In the mid-1950s around 20 steam locomotives of various types were stationed there, all painted an immaculate bright blue with red wheels lined with white rims. These included four 2-10-0s, all oil burning, (I could never make them steam without making black smoke!), including No. 600 Gordon, now preserved. The other three 2-10-0s were previously operated by the Americans, (all naturally with enormously long names after various high-ranking generals). There were several smaller Austerity 2-8-0s, an American 0-6-0 side tank, and numerous Austerity 0-6-0STs that were all equipped with vacuum brakes to regularly haul the daily passenger train services.
Drivers were normally three-year regular soldiers with very limited knowledge of driving and several treated it like driving a fast car. The regular daily passenger services were operated by the 0-6-0STs that rolled dangerously when travelling at speed because of their top-heavy design. I regret to say that some of these particular drivers treated it as a joke.
Every evening at 6pm a unit of around 20 men was selected for fire protection duties and in event of any fire or emergency they were the first personnel to be called. However, their other duties included one group of four men assigned to guard the armoury (armed with rifles without bullets!) four to the cookhouse kitchen for peeling potatoes, one man to sit in the cinema with a fire extinguisher (the favourite) and the remainder were assigned to the engine shed to clean locomotives. Commit some slight misdemeanour and you could be assigned these duties for at least a week or possibly more.
To accommodate such a very large number of military personnel, the camp site included numerous rows of modern two-storey brick army billets, two large mess canteens, plus workshop buildings of every description. For recreation it had two large NAAFI and Church of England cafe/restaurants with indoor sporting facilities, a cinema, and a fine garrison church. Around the perimeter of the camp were numerous married quarters, a school and some fine spacious sports grounds. Due to its location it had no security fencing or entrance gatehouses.
As a training railway it was often being constructed or deconstructed. The layout would change often, and at one time there was a machine that could lay 1500 yards of track a day. At its peak, the railway ran to over 70 miles of operational track and sidings.
The vehicles and stock on the LMR were very much an assortment to give the maximum training opportunities. Well over a thousand locomotives had associations with the railway during its time, although many only through the need for storage. The same was true of the signalling systems at various locations on the line, including an Army version of flag signalling, (designed to be used in an emergency when all signalling had been destroyed). The section between Whitehill and Hogsmoor was operated by this system; the signalman using flags during the day and hand-held paraffin lamps during hours of darkness. Some of the main line was twin operated under a normal block operation signalling, using semaphore-type signals, whereas single line operation was under the single line block system.

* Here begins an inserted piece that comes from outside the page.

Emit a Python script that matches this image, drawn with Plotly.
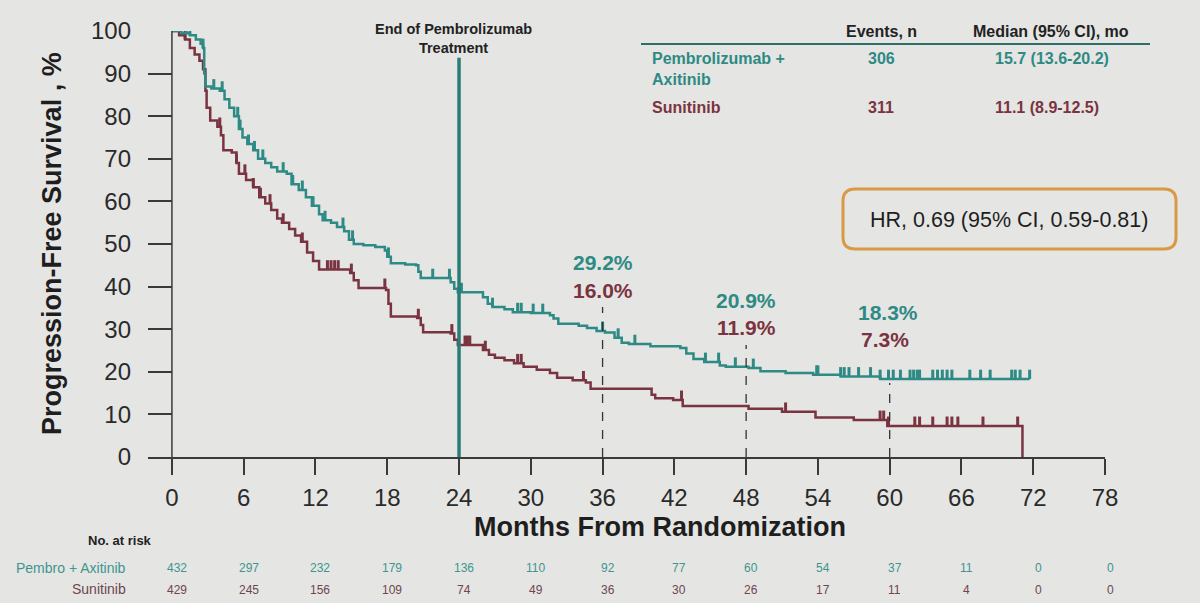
import plotly.graph_objects as go

# ---------------- data ----------------
pembro_t = [0, 0.8, 1.5, 2.0, 2.4, 2.6, 2.7, 2.8, 3.3, 4.0, 4.4, 4.8, 5.2, 5.6, 5.9, 6.3, 6.8, 7.2, 7.8,
            8.3, 8.8, 9.6, 10.0, 10.6, 11.2, 11.7, 12.3, 12.6, 13.3, 13.8, 14.4, 14.8, 15.2, 16.0, 17.0,
            17.8, 18.0, 18.3, 19.5, 20.4, 20.6, 20.8, 23.3, 23.6, 23.9, 26.0, 26.4, 26.8, 27.8, 28.5,
            30.0, 31.6, 31.9, 32.3, 34.0, 34.7, 35.5, 36.2, 37.0, 37.6, 38.2, 40.0, 42.5, 43.0, 43.6,
            44.5, 45.8, 46.3, 48.2, 49.2, 51.3, 53.6, 55.9, 59.2, 71.7]
pembro_s = [100, 99.5, 99, 98, 97, 96, 90, 87, 86.5, 86, 84, 82, 80, 77, 75, 73.5, 72, 70, 69,
            68, 67, 66.5, 64, 62.7, 61, 59, 57, 55.6, 55, 54, 53, 51, 50, 49.7, 49.3,
            48.5, 47, 45.5, 45.2, 45, 43.5, 42, 41, 39.5, 38.7, 37.5, 36, 35.2, 34.7, 34,
            33.8, 33.3, 32.5, 31.3, 30.8, 30.3, 29.6, 29.2, 28, 26.8, 26.5, 26, 25.6, 24.3, 23,
            22.3, 21.5, 21.2, 20.9, 20.1, 19.7, 19.3, 18.9, 18.3, 18.3]

suni_t = [0, 0.6, 1.1, 1.5, 1.9, 2.3, 2.6, 2.8, 2.9, 3.2, 3.8, 4.1, 4.3, 5.0, 5.4, 5.6, 6.2, 6.8, 7.3,
          7.8, 8.3, 8.8, 9.2, 9.8, 10.3, 10.8, 11.3, 11.8, 12.3, 14.9, 15.2, 15.6, 17.9, 18.1, 18.3,
          20.5, 20.8, 21.0, 23.3, 23.6, 23.9, 26.0, 26.5, 27.0, 27.8, 28.6, 29.4, 30.5, 31.6, 32.2,
          33.5, 34.6, 35.0, 40.1, 40.4, 41.9, 42.7, 48.2, 51.0, 53.8, 57.0, 59.8, 71.1]
suni_s = [100, 99, 98, 96, 94.5, 93, 91, 86, 82, 79, 77.5, 75.5, 72, 71.5, 69, 66.5, 65, 63.3, 61,
          59.5, 58, 56, 55, 53.5, 52, 50.5, 48, 46, 44, 43.2, 41.5, 39.7, 39.2, 36, 33,
          32.6, 31, 29.3, 29, 27.5, 26.3, 25.1, 24, 23.3, 22.7, 22, 21.2, 20.5, 19.7, 18.6,
          18, 17.5, 16.0, 14.6, 13.8, 13.4, 12.0, 11.3, 10.6, 9.3, 8.7, 7.3, 0]

pembro_cens = [0.05, 1.2, 1.5, 2.6, 3.5, 4.2, 5.5, 5.7, 6.4, 6.9, 7.6, 9.3, 10.1, 10.9, 11.8, 12.8, 14.3,
               15.1, 18.1, 21.8, 23.2, 24.2, 26.8, 28.9, 29.2, 30.2, 31.0, 36.0, 37.3, 38.7, 44.6,
               45.7, 47.1, 48.6, 53.9, 54.0, 55.9, 56.2, 56.6, 57.4, 58.4, 59.2, 59.9, 60.3, 60.9,
               61.7, 62.0, 62.3, 62.5, 63.6, 64.0, 64.4, 64.8, 65.2, 66.7, 67.6, 68.4, 70.2, 70.5,
               70.9, 71.7]
suni_cens = [1.1, 4.0, 5.4, 6.1, 6.8, 7.4, 8.2, 9.3, 10.9, 13.0, 13.3, 13.6, 13.9, 15.0, 17.8, 20.6,
             23.4, 24.5, 24.7, 24.9, 26.2, 28.9, 29.2, 34.4, 42.6, 51.3, 59.2, 59.5, 59.9, 62.1,
             62.5, 63.6, 64.8, 65.2, 65.7, 67.8, 70.7]

landmarks = [36, 48, 60]
landmark_pembro = ["29.2%", "20.9%", "18.3%"]
landmark_suni = ["16.0%", "11.9%", "7.3%"]

risk_times = [0, 6, 12, 18, 24, 30, 36, 42, 48, 54, 60, 66, 72, 78]
risk_pembro = [432, 297, 232, 179, 136, 110, 92, 77, 60, 54, 37, 11, 0, 0]
risk_suni = [429, 245, 156, 109, 74, 49, 36, 30, 26, 17, 11, 4, 0, 0]

x_ticks = list(range(0, 79, 6))
y_ticks = list(range(0, 101, 10))

# ---------------- style ----------------
TEAL = "#2E8A84"
MAROON = "#7A3340"
BG = "#E5E5E3"
AX = "#3A3A3A"
FONT = "Liberation Sans, Arial, sans-serif"


def step_value(ts, ss, c):
    v = ss[0]
    for t, s in zip(ts, ss):
        if t <= c:
            v = s
        else:
            break
    return v


def censor_xy(ts, ss, cens, h=2.2):
    xs, ys = [], []
    for c in cens:
        v = step_value(ts, ss, c)
        xs += [c, c, None]
        ys += [v, v + h, None]
    return xs, ys


fig = go.Figure()

fig.add_trace(go.Scatter(x=suni_t, y=suni_s, mode="lines", line=dict(color=MAROON, width=2.5, shape="hv"),
                         cliponaxis=False, showlegend=False))
cx, cy = censor_xy(suni_t, suni_s, suni_cens)
fig.add_trace(go.Scatter(x=cx, y=cy, mode="lines", line=dict(color=MAROON, width=3),
                         cliponaxis=False, showlegend=False))

fig.add_trace(go.Scatter(x=pembro_t, y=pembro_s, mode="lines", line=dict(color=TEAL, width=2.5, shape="hv"),
                         cliponaxis=False, showlegend=False))
cx, cy = censor_xy(pembro_t, pembro_s, pembro_cens)
fig.add_trace(go.Scatter(x=cx, y=cy, mode="lines", line=dict(color=TEAL, width=3),
                         cliponaxis=False, showlegend=False))

shapes = []
# y axis line
shapes.append(dict(type="line", xref="x", yref="y", x0=0, x1=0, y0=0, y1=100,
                   line=dict(color=AX, width=1.5)))
# end of pembrolizumab treatment line
shapes.append(dict(type="line", xref="x", yref="y", x0=24, x1=24, y0=0, y1=93.7,
                   line=dict(color="#2A7C78", width=3.5)))
# landmark dashed lines
dash_tops = [35.2, 26.3, 17.4]
for lm, top in zip(landmarks, dash_tops):
    shapes.append(dict(type="line", xref="x", yref="y", x0=lm, x1=lm, y0=0, y1=top,
                       line=dict(color="#333333", width=1.3, dash="dash")))

W, H = 957.0, 426.0
def px(xp):
    return (xp - 148) / W
def py(yp):
    return (457 - yp) / H

# table header underline
shapes.append(dict(type="line", xref="paper", yref="paper", x0=px(641), x1=px(1150), y0=py(44), y1=py(44),
                   line=dict(color="#2E6E6C", width=2)))

# HR rounded box
x0, x1, y0, y1 = px(843), px(1176), py(249), py(189)
rx, ry = 12 / W, 12 / H
path = (f"M {x0+rx},{y0} L {x1-rx},{y0} Q {x1},{y0} {x1},{y0+ry} L {x1},{y1-ry} Q {x1},{y1} {x1-rx},{y1} "
        f"L {x0+rx},{y1} Q {x0},{y1} {x0},{y1-ry} L {x0},{y0+ry} Q {x0},{y0} {x0+rx},{y0} Z")
shapes.append(dict(type="path", xref="paper", yref="paper", path=path,
                   line=dict(color="#D89A45", width=3), fillcolor="rgba(0,0,0,0)"))

ann = []
def A(text, x, y, size, color, bold=False, xanchor="center", xref="paper", yref="paper", **kw):
    if bold:
        text = f"<b>{text}</b>"
    ann.append(dict(text=text, x=x, y=y, xref=xref, yref=yref, showarrow=False, xanchor=xanchor,
                    yanchor="middle", font=dict(family=FONT, size=size, color=color), **kw))

# axis titles
A("Months From Randomization", px(660), py(527), 27, "#1E1E1E", bold=True)
A("Progression-Free Survival , %", px(52), py(244), 27, "#1E1E1E", bold=True, textangle=-90)

# end of treatment label
A("End of Pembrolizumab<br>Treatment", px(453), py(38), 14.5, "#222222", bold=True)

# landmark labels
pem_lab_xy = [(603, 262), (746, 300), (888, 312)]
sun_lab_xy = [(603, 290), (746, 327), (885, 340)]
for t, (xp, yp) in zip(landmark_pembro, pem_lab_xy):
    A(t, px(xp), py(yp), 21, TEAL, bold=True)
for t, (xp, yp) in zip(landmark_suni, sun_lab_xy):
    A(t, px(xp), py(yp), 21, MAROON, bold=True)

# table
TS = 16
A("Events, n", px(881), py(31), TS, "#222222", bold=True)
A("Median (95% CI), mo", px(1051), py(31), TS, "#222222", bold=True)
A("Pembrolizumab +<br>Axitinib", px(650), py(69), TS, TEAL, bold=True, xanchor="left", align="left")
A("306", px(881), py(59), TS, TEAL, bold=True)
A("15.7 (13.6-20.2)", px(1052), py(59), TS, TEAL, bold=True)
A("Sunitinib", px(650), py(107), TS, MAROON, bold=True, xanchor="left")
A("311", px(881), py(107), TS, MAROON, bold=True)
A("11.1 (8.9-12.5)", px(1047), py(107), TS, MAROON, bold=True)

# HR
A("HR, 0.69 (95% CI, 0.59-0.81)", px(1009), py(220), 21.5, "#1E1E1E")

# number at risk
A("No. at risk", px(120), py(540), 13, "#222222", bold=True)
A("Pembro + Axitinib", px(128), py(568), 14, "#3E9590", xanchor="right")
A("Sunitinib", px(128), py(589), 14, "#6E4550", xanchor="right")
for t, a, b in zip(risk_times, risk_pembro, risk_suni):
    A(str(a), t, py(568), 12, "#3E9590", xref="x", xshift=5)
    A(str(b), t, py(590), 12, "#6E4550", xref="x", xshift=5)

fig.update_layout(
    width=1200, height=603,
    margin=dict(l=148, r=95, t=31, b=146),
    paper_bgcolor=BG, plot_bgcolor=BG,
    shapes=shapes, annotations=ann,
    showlegend=False,
    font=dict(family=FONT, color="#2A2A2A"),
    xaxis=dict(range=[-2, 78], tickvals=x_ticks, ticks="outside", ticklen=16, tickwidth=1.5,
               tickcolor=AX, showline=True, linecolor=AX, linewidth=1.5, showgrid=False,
               zeroline=False, tickfont=dict(size=24, color="#2A2A2A", family=FONT),
               ticklabelstandoff=2),
    yaxis=dict(range=[0, 100], tickvals=y_ticks, ticks="inside", ticklen=24, tickwidth=1.5,
               tickcolor=AX, showline=False, showgrid=False, zeroline=False,
               tickfont=dict(size=24, color="#2A2A2A", family=FONT), ticklabelstandoff=16),
)

fig.write_html("out.html")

The railway had a large number of standard passenger carriages as a passenger service was operated over the line throughout the day running to a proper timetable between Liss and Bordon. This was nominally for personnel employed at the variety of engineers’ stores depots based around the railway and for a large number of civilian staff employed at various establishments. The railway also operated a large number of freight wagons of various types, including a large steam crane for permanent way work. After the end of the Second World War the collection also included captured enemy equipment, including a ‘Schienenwolf’ or railroad plough, a German wagon that dragged a huge hook behind it to destroy sleepers and render railway lines unusable to advancing enemy troops.
Reduced in later years
With a declining military role for railways, both in Britain and the rest of the world, it was inevitable that the significance of the facilities offered by the LMR would be reduced in later years. Even so, the LMR was still important enough for the tracks of the Bentley to Bordon branch to be left in place until the passenger services were withdrawn on September 16, 1957. This line remained in place as, although there was a BR connection at Liss, the Bordon branch made it easier to accommodate the movements of military traffic at short notice. In 1966 the movement of goods over the Bordon branch was suspended, and the line was taken up in 1967. I have never been back over the past 60 years, but I understand that very little remains.
Finally, steam enthusiasts will no doubt be interested to know how these locomotives, designed for military use, performed on BR when they were eventually transferred for normal operational use. Fortunately, during my footplate career I worked on all three different types. The Robinson ROD (O4) 2-8-0 remained in operation until almost the end of steam and was an excellent freight locomotive, capable of handling the heaviest coal trains, which is what they were designed for – excellent steamers and good riding. Unfortunately, Edward Thompson, who also did not appear to appreciate Gresley’s designs, as he altered several of his locomotives, also decided to modify several Robinson O4s by changing the boiler from a Belpaire-type to the 100A B1 type with a long narrow firebox. These were still capable engines but as any old time steam man would agree, not in the same class as the original.
The Austerity 2-8-0s were powerful engines, also well capable of hauling the heaviest loads, and on the Eastern Region the mainstay of all bulk hauling, but unfortunately, due to poor maintenance, they suffered from blocked boiler tubes that obviously caused steaming problems, especially if, as usual, they were fired with poor quality coal.
A major fault was when running downhill without steam on the engine and tender rebounded off one another causing quite a bumpy ride. They were always dirty and scruffy and very rarely, if ever, cleaned unless a set of engine cleaners misbehaved and then the chargehand foreman would find them the scruffiest ‘Austerity’ to smarten up!
Easy to fire
Lastly the 0-6-0STs. These were a vast improvement on the multitude of ancient shunting engines and pilots in regular use during that period – good steamers, easy to fire and a pleasure to drive, especially for shunting purposes when you were constantly reversing to and fro.
So, all in all, despite being cheaply designed they were one of the mainstays of freight operations on the ER and, thankfully, several are preserved today.